Abtahi, membre de l’Etat major de Mehdi Karoubi, a dit à la BBC : «Les bureaux de vote manquaient de bulletins et des observateurs des candidats ont été expulsés des bureaux de vote. Plus étonnant encore, c’est la proclamation rapide des résultats.» Toujours selon Abtahi, des informations circulent sur le pré remplissage de certaines urnes.
Dès l’annonce des résultats, des centaines de milliers d’Iraniens, sont descendus dans les rues de Téhéran, de Meched, d’Ispahan, de Chiraz, de Babol (au nord de l’Iran), au cris de «mort au dictateur», affrontant la police anti-émeute qui a fait usage de gaz lacrymogène et de voltigeurs pour disperser les manifestants. Le premier réseau de téléphonie mobile, contrôlé par l’Etat, a été coupé à Téhéran. Déjà, au début des votes, le réseau de SMS a été coupé. Ce qui a provoqué la protestation des candidats opposés au président sortant.
Plusieurs personnalités de l’aile réformatrice, comme Mohammad Reza Khatami, frère de l’ancien président de la République, membre du clergé combattant et du Front de la Participation, ainsi que Behzad Nabavi, dirigeant de l’ «Organisation des Moudjahidine de la Révolution Islamique» et ministre de l’industrie lourde sous le gouvernement de Mir Hossein Moussavi, ont été arrêtés à leur domicile ou lors de réunion pour organiser la suite du mouvement.
Tout porte à croire que les ultraconservateurs avaient tout préparé à l’avance, saisissant l’occasion pour museler leurs concurrents réformateurs qui gagnaient du terrain. La falsification des résultats ne laisse aucun doute et la situation ressemble, à s’y méprendre, à un coup d’Etat, fomenté par les ultraconservateurs, soutenus par les Pasdarans, les «Gardiens de la Révolution».
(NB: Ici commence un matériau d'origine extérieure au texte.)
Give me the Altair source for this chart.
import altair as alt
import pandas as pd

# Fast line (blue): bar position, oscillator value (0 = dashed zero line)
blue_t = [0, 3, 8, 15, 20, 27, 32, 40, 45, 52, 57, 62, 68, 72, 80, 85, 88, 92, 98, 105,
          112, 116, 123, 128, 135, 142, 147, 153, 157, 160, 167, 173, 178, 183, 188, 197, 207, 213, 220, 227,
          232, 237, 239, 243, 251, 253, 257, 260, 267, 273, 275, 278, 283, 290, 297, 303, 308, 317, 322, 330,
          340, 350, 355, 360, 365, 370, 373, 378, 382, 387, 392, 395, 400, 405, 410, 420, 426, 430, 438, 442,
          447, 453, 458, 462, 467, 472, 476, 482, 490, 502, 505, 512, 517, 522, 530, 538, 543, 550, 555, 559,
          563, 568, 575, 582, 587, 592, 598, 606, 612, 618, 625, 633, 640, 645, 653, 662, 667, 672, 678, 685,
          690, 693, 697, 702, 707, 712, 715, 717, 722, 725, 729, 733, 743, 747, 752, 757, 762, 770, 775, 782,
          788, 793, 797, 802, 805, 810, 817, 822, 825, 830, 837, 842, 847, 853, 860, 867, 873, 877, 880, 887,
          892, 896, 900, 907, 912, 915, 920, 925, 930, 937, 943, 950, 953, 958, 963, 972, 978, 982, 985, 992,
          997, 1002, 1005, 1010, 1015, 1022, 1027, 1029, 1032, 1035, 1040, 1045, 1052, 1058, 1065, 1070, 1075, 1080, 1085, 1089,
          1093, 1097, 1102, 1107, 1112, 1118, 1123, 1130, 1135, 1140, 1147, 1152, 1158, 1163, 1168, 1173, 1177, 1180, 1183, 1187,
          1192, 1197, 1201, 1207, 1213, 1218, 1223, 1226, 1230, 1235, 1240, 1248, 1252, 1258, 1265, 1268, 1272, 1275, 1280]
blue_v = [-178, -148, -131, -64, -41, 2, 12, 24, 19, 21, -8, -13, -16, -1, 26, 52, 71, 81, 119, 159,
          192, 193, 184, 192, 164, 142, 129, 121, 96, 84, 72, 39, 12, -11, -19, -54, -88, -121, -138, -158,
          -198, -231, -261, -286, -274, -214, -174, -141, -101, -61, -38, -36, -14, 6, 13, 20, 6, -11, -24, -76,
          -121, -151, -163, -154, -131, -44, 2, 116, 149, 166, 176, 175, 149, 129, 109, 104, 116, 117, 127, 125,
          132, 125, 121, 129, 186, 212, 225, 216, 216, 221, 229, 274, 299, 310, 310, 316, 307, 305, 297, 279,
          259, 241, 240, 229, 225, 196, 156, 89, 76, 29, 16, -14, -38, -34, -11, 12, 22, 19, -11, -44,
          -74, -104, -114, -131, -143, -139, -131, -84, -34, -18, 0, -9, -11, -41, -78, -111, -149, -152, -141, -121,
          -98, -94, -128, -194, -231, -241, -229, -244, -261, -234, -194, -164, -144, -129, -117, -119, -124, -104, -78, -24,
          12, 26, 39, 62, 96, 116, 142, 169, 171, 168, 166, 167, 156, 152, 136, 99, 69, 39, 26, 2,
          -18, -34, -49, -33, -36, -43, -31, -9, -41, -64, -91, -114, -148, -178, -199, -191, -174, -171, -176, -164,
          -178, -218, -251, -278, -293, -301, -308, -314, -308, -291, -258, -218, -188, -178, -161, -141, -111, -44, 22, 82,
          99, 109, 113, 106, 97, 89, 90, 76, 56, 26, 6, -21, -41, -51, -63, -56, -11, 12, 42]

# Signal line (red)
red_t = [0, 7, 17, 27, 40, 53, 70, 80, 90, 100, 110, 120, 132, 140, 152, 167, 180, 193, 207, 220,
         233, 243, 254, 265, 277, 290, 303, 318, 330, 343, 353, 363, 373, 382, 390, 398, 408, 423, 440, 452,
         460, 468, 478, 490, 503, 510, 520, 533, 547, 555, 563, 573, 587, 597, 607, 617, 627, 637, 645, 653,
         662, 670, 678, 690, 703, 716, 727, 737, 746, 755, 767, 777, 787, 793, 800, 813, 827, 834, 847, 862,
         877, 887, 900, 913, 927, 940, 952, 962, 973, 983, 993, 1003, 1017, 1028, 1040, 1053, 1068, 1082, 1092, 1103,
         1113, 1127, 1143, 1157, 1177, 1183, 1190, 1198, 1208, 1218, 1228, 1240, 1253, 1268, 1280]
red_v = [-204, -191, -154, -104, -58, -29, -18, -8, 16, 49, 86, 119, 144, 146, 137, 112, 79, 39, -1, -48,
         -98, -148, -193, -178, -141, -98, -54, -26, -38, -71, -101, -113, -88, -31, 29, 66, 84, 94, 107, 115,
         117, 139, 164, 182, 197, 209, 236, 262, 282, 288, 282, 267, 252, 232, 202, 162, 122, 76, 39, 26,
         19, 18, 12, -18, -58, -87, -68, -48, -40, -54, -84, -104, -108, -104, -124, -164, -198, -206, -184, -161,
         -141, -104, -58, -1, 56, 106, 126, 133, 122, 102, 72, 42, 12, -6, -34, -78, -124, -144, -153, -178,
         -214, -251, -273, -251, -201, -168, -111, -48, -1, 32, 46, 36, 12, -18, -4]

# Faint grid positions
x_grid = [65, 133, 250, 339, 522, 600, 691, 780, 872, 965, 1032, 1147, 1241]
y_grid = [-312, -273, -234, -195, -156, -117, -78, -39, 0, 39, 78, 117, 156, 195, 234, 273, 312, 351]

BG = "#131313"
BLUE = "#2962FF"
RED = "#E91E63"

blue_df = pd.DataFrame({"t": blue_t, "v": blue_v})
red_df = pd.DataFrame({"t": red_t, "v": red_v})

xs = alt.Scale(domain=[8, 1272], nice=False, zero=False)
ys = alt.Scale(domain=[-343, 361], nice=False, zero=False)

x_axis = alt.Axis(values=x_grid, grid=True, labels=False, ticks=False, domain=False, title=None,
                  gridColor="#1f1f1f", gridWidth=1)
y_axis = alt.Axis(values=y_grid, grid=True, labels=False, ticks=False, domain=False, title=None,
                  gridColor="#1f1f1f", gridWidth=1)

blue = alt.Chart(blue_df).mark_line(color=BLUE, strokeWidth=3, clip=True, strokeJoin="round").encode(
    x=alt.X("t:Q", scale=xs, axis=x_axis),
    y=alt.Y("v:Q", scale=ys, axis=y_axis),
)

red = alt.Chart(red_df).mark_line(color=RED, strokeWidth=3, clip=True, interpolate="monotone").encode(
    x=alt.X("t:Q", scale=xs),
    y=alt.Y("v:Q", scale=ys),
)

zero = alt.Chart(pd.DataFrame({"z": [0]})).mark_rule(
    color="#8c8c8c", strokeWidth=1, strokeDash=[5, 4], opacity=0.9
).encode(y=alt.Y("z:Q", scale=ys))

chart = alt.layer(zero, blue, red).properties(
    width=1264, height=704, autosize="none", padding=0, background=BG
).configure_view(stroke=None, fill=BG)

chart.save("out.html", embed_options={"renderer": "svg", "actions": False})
La situation n’est pas nouvelle. L’élection de Bani sadr, premier président de la République, avait créé le même enthousiasme. On était face à un président qui souhaitait consolider les bases républicaines du pouvoir islamique. Se sentant menacés, les ultraconservateurs, menés à l’époque par l’Ayatollah Khomeiny, renversèrent Bani Sadr. L’éviction illégitime de Bani sadr, déjà qualifié de coup d’Etat, a mis fin à l’espoir de créer un Etat de droit en Iran.
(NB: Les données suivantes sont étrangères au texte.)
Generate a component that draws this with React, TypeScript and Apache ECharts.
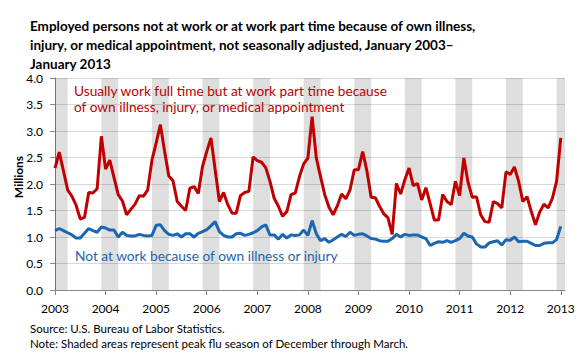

L’élection de Khatami était la deuxième tentative des réformateurs pour institutionnaliser l’ordre établi. Face à l’intransigeance des ultraconservateurs et à la mollesse de Khatami et de ses soutiens, le mouvement a fini par créer une atmosphère apaisante en Iran.
L’élection éventuelle de Mir Hossein Moussavi pouvait souffler un nouveau et puissant mouvement de réformes démocratiques en Iran. Cette troisième tentative des réformateurs pour créer l’Etat de droit en Iran a été écrasé dans l’œuf, avant même sa naissance.
Il est indéniable que la société iranienne est enceinte de réformes démocratiques et les tentatives à répétitions de mouvement de réformes, émanant des caciques du régime, ne font que confirmer ce besoin pressant de changement qui souffle sur l’Iran et qui font vaciller les fondements dictatoriaux des ultraconservateurs.
L’installation d’un pouvoir démocratique en Iran, puissance militaire, économique et morale au Moyen-Orient, ne sera pas sans conséquences sur les pays arabo-musulmans, qui souffrent tant de régimes dictatoriaux. Le coup d’Etat de Téhéran devrait donc consolider la position des Etats-Unis parmi ses pays «amis» dans la région.
La ou les prochaines tentatives de changement démocratique en Iran finiront un jour par aboutir. C’est le sens de l’Histoire. Le mouvement démocratique en Iran n’a pas dit son dernier mot. Les Iraniens ont montré qu’ils sont assez patients.